Senior leaders will say sites have autonomy: to set schedules, to prioritize maintenance, to decide how staffing is allocated within budget. What goes unspoken is that those choices occur after the most consequential decisions have already been made. Budgets establish the ceiling. Capital plans establish the horizon. Headcount targets establish the margin. Autonomy exists only inside those bounds. You can manage tradeoffs you didn’t choose, but you cannot manage safety you were never funded to create.
When you’re told “Safety First,” what’s actually being communicated is usually far more precise: manage safety without disrupting throughput. You are asked to decide when to interrupt production without knowing whether the risk you’re seeing will materialize. And without the option to materially change the conditions that made the decision necessary. This is the part almost no one says out loud.
Safety effort lives locally. Safety capacity is set elsewhere. And the distance between the two is where managers are asked to make judgment calls that carry real risk, operationally, professionally and even legally.
In theory, stopping work for safety is celebrated. You will be praised for being an advocate. In practice, it is often a professionally risky decision, especially when the feared outcome does not occur. Slowing production for a risk later judged “unfounded” is remembered, questioned, quietly counted against you and never fully forgiven. The production numbers still miss. The deadlines still slip. The explanation still has to be given.
Everyone understands why this happens. We are here to get product out the door. That is the real constraint. The language of safety exists alongside that reality, but it does not override it. Instead, it provides cover while the burden of deciding when to invoke it is pushed onto individuals.
You recognize it because you’ve felt it in your body. It shows up as a pause. A hesitation. A moment where something doesn’t feel right, but nothing is obviously wrong. Stopping feels premature. Continuing feels uncomfortable. Either way, you know you will own the outcome.
If you slow things down and nothing happens, the delay is visible and questioned.
If you do not and nothing happens, the decision disappears. When something does happen, the moment is replayed later as if the risk had been obvious all along.
You know this. It shapes how you lead, whether you say it or not.
Managers are not separate from the frontline experience. You are simply positioned where the contradiction becomes unavoidable. You often see conditions forming before anyone gets hurt. You know when maintenance was deferred too long, when staffing is too thin for the volume, when equipment is being asked to do more than is realistic. You also know exactly how those conditions land—as pressure, the need for shortcuts and workarounds, and quiet judgment calls made by folks without a say on the constraints.
When an operator hesitates and then keeps going, that decision did not start with them. It passed through you. And through the decisions you were handed. And through the ones you were not allowed to make.
That is the part safety language rarely admits. Frontline judgment is not independent. It is shaped, narrowed, and sometimes cornered by conditions managers are expected to normalize. So when something finally breaks and attention snaps to a missed step, a failure to stop, or a rule not followed, everyone is only seeing the last move in a chain that was already set in motion before the day began.

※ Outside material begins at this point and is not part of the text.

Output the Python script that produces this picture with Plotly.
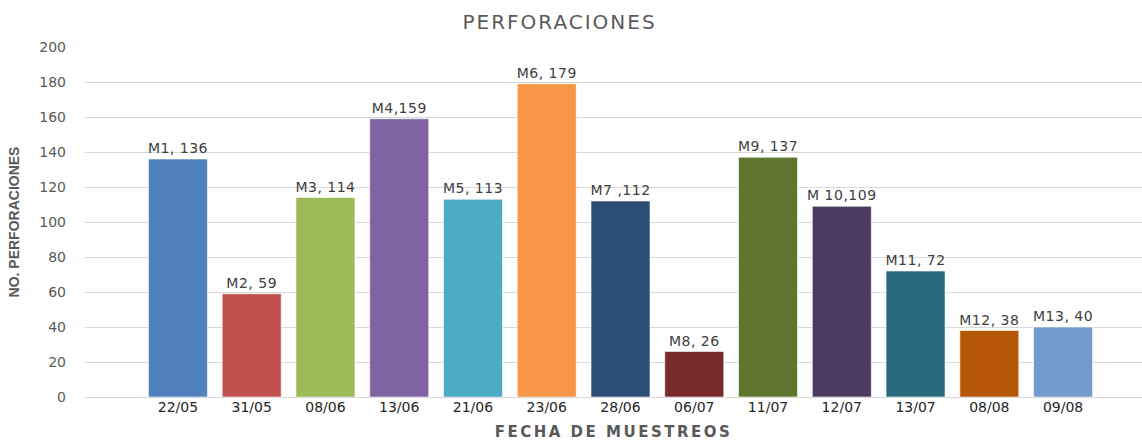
import plotly.graph_objects as go

# Sampling dates, sample labels and perforation counts
fechas = ["22/05", "31/05", "08/06", "13/06", "21/06", "23/06", "28/06",
          "06/07", "11/07", "12/07", "13/07", "08/08", "09/08"]
muestras = ["M1, ", "M2, ", "M3, ", "M4,", "M5, ", "M6, ", "M7 ,",
            "M8, ", "M9, ", "M 10,", "M11, ", "M12, ", "M13, "]
perforaciones = [136, 59, 114, 159, 113, 179, 112, 26, 137, 109, 72, 38, 40]
colores = ["#4F81BD", "#C0504D", "#9BBB59", "#8064A2", "#4BACC6", "#F79646",
           "#2C4D75", "#772C2A", "#5F7530", "#4D3B62", "#276A7C", "#B65708",
           "#729ACA"]


def espaciado(texto, px):
    """Wrap text in a span with extra letter spacing."""
    return f'<span style="letter-spacing:{px}px">{texto}</span>'


etiquetas = [espaciado(f"{m}{v}", 0.5) for m, v in zip(muestras, perforaciones)]

fuente = "DejaVu Sans, sans-serif"

fig = go.Figure(go.Bar(
    x=fechas,
    y=perforaciones,
    marker=dict(color=colores, line=dict(color="rgba(255,255,255,0.6)", width=1)),
    text=etiquetas,
    textposition="outside",
    constraintext="none",
    textfont=dict(family=fuente, size=14, color="#404040"),
    cliponaxis=False,
    hoverinfo="x+y",
))

fig.update_layout(
    width=1142, height=443,
    margin=dict(l=85, r=0, t=47, b=46),
    paper_bgcolor="white", plot_bgcolor="white",
    bargap=0.2,
    showlegend=False,
    uniformtext=dict(mode=False),
    title=dict(text=espaciado("PERFORACIONES", 2), x=0.49, xanchor="center",
               y=0.95, yanchor="middle",
               font=dict(family=fuente, size=20, color="#595959")),
    xaxis=dict(
        type="category",
        range=[-1.26, 13.07],
        showgrid=False, zeroline=False, showline=False, ticks="",
        tickfont=dict(family=fuente, size=14, color="#262626"),
        title=dict(text=espaciado("<b>FECHA DE MUESTREOS</b>", 2.5), standoff=12,
                   font=dict(family=fuente, size=15, color="#595959")),
    ),
    yaxis=dict(
        range=[0, 200], dtick=20,
        showgrid=True, gridcolor="#D9D9D9", gridwidth=1,
        zeroline=True, zerolinecolor="#D9D9D9", zerolinewidth=1,
        showline=False, ticks="", ticklabelstandoff=18,
        tickfont=dict(family=fuente, size=14, color="#595959"),
        title=dict(text="<b>NO. PERFORACIONES</b>", standoff=16,
                   font=dict(family="Liberation Sans Narrow, Arial Narrow, sans-serif",
                             size=14, color="#595959")),
    ),
)

fig.write_html("out.html")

This is why post-incident conversations feel hollow. Not because anyone is lying, but because the story starts too late. It starts at the decision instead of how to avoid the conditions that made the decision inevitable.
Managers feel this because they are the last place where awareness exists before risk disappears again. You know when the operation is being held together by experience and luck. You know the difference between acceptable and merely tolerable. And you know that most days end safely not because the system is safe, but because people compensate.
When that compensation works, nothing is recorded. The system learns the wrong lesson—that the pressure is fine, that the risk was acceptable, that the design does not need to change. When it fails, the system looks for a decision to explain the outcome.
One of the most dangerous side effects of this system is the normalization of deviance. When pressure becomes constant and nothing bad happens, the abnormal starts to feel acceptable. Deferred maintenance becomes routine. Thin staffing becomes “how we operate.” Equipment running past its intended life becomes background noise. Each successful day under strain teaches that the risk is manageable, the margin sufficient, and yesterday’s workaround is today’s standard.
It isn’t recklessness, it’s adaptation. People adjust behavior to match the system they’re actually operating in, not the one described in procedures. Over time, the gap between “how work is imagined” and “how work is done” widens, and the organization slowly drifts into danger without any single moment that feels like a clear violation. When something finally fails, the response treats the last deviation as the cause, rather than recognizing that the deviation had already been normalized long before the day of the incident.
This is not a failure of care, but the result of a system that rewards uninterrupted production, penalizes visible disruption, and examines safety decisions primarily after harm has occurred.
Until organizations are willing to treat capital allocation, maintenance discipline, staffing levels, equipment lifecycle decisions, and schedule pressure as safety decisions, rather than simply financial, this pattern will repeat. Managers will keep absorbing the uncertainty created elsewhere. Frontline workers will continue to carry risk they did not design.
And when something goes wrong, the story will still begin at the wrong place.
Safety does not fail because people do not care. It fails because systems ask people to absorb risk quietly so organizations can protect margins they are unwilling to expose. And then act surprised when that bargain finally comes due.
Once you see that clearly, ignorance is no longer an excuse. And silence becomes a choice. And leadership is measured by which choice you make next.
Post Author’s Note
This way of seeing didn’t start with safety. It comes from years of watching systems do exactly what they were built to do; and watching people absorb the consequences.
Bad systems hurt people. Not because anyone intends harm, but because incentives, constraints, and silence compound over time. I’ve applied this same lens across operations and leadership: follow what’s funded, follow what’s measured, follow what’s tolerated. Safety is simply the place where the cost of poor system design can no longer be abstracted away.